═════ Data extract ═════
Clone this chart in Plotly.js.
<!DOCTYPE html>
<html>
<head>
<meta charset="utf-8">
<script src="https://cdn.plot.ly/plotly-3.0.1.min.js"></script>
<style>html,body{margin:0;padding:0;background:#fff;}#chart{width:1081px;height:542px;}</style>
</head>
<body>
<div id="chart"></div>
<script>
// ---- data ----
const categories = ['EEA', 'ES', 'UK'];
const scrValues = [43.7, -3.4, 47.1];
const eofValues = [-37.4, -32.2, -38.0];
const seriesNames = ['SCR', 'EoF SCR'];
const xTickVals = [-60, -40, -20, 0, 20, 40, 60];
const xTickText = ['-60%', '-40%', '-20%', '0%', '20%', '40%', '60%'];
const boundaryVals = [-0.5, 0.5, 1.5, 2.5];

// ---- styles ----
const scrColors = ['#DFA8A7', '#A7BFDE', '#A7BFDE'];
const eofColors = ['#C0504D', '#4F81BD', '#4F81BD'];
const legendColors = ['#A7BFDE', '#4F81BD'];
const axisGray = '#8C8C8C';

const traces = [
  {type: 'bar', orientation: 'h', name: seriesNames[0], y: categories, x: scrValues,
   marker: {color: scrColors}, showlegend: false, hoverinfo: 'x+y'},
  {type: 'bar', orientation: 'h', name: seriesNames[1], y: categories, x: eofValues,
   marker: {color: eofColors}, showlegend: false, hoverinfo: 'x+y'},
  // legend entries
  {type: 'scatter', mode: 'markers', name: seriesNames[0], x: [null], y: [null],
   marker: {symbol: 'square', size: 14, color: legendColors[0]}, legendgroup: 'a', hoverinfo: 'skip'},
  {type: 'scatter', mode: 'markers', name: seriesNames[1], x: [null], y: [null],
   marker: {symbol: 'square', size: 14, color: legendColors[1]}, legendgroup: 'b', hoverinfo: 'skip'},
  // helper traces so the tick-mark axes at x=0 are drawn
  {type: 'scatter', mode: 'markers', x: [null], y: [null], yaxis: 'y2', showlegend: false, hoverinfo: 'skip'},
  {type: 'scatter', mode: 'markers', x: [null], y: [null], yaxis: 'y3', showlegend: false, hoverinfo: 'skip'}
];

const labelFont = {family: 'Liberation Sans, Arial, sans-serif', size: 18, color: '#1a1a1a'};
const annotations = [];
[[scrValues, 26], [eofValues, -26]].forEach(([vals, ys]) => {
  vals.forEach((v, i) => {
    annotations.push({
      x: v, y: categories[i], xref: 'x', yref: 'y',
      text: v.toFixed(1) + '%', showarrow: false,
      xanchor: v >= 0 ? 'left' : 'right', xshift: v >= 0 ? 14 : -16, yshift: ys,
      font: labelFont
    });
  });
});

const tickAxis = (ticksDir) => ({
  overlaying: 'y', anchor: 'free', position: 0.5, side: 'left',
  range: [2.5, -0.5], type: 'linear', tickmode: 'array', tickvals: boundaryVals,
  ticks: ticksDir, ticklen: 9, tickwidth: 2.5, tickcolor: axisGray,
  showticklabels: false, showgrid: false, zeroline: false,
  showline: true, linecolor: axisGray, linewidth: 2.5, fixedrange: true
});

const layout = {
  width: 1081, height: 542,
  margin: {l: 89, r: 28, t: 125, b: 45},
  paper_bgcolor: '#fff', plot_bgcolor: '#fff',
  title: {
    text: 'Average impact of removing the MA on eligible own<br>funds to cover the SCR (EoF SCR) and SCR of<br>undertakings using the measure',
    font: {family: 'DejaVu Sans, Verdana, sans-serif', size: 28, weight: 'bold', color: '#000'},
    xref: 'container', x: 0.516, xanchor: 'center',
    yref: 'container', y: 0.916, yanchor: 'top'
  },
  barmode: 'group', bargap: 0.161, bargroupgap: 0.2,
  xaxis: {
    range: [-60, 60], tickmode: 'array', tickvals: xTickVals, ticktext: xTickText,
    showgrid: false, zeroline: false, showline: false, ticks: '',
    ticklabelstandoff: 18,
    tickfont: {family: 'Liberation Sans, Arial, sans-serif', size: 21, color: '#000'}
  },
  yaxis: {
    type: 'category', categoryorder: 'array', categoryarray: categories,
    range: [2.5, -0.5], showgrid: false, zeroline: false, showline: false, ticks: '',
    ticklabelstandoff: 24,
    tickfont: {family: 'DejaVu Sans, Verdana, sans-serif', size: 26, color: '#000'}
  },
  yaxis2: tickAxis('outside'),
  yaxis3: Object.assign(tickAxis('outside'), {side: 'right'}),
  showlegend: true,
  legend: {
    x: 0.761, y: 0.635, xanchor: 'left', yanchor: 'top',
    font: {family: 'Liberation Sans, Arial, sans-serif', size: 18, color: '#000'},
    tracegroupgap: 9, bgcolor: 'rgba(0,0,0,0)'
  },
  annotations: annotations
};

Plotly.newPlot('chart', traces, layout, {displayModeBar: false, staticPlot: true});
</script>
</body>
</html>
═════
═════ Data extract ═════
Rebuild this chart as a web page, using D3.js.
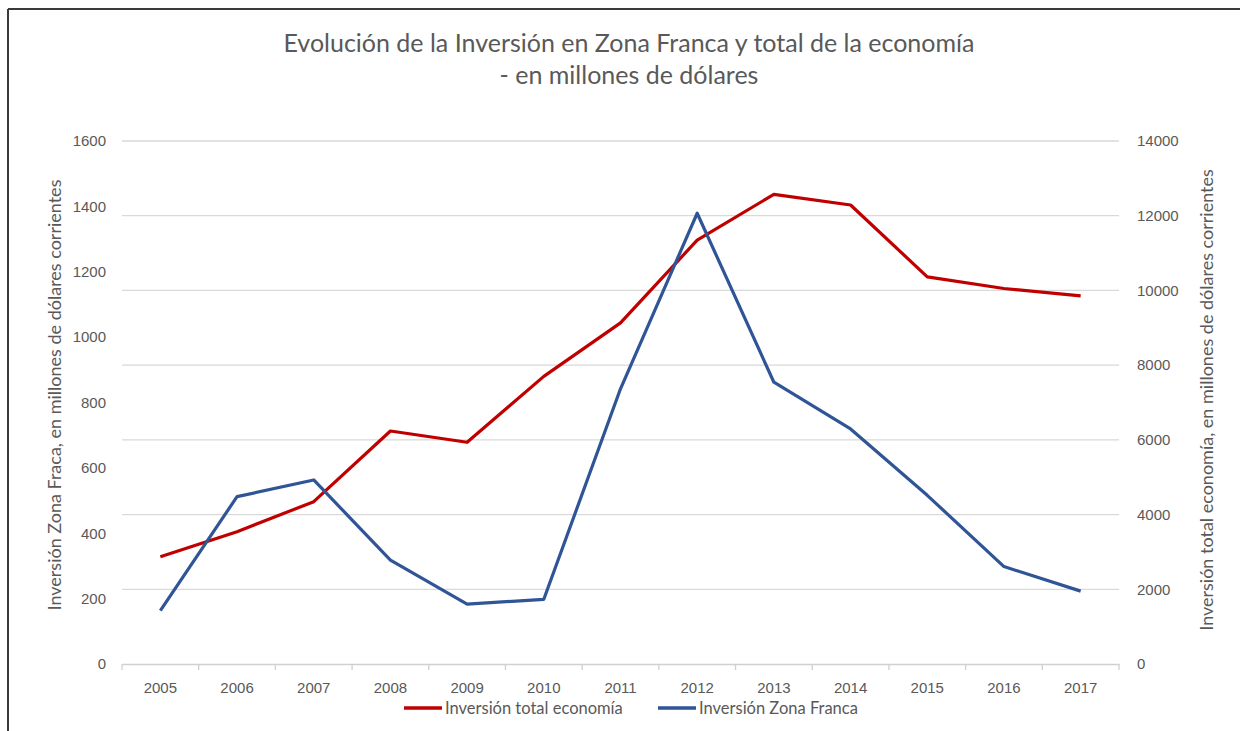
═════
■ **Request**: Look through the material above and print exactly the lines from the one containing "Clone this chart in Plotly.js." to the one containing "const axisGray = '#8C8C8C';", both included, and nothing more.

■ **Output below**:
Clone this chart in Plotly.js.
<!DOCTYPE html>
<html>
<head>
<meta charset="utf-8">
<script src="https://cdn.plot.ly/plotly-3.0.1.min.js"></script>
<style>html,body{margin:0;padding:0;background:#fff;}#chart{width:1081px;height:542px;}</style>
</head>
<body>
<div id="chart"></div>
<script>
// ---- data ----
const categories = ['EEA', 'ES', 'UK'];
const scrValues = [43.7, -3.4, 47.1];
const eofValues = [-37.4, -32.2, -38.0];
const seriesNames = ['SCR', 'EoF SCR'];
const xTickVals = [-60, -40, -20, 0, 20, 40, 60];
const xTickText = ['-60%', '-40%', '-20%', '0%', '20%', '40%', '60%'];
const boundaryVals = [-0.5, 0.5, 1.5, 2.5];

// ---- styles ----
const scrColors = ['#DFA8A7', '#A7BFDE', '#A7BFDE'];
const eofColors = ['#C0504D', '#4F81BD', '#4F81BD'];
const legendColors = ['#A7BFDE', '#4F81BD'];
const axisGray = '#8C8C8C';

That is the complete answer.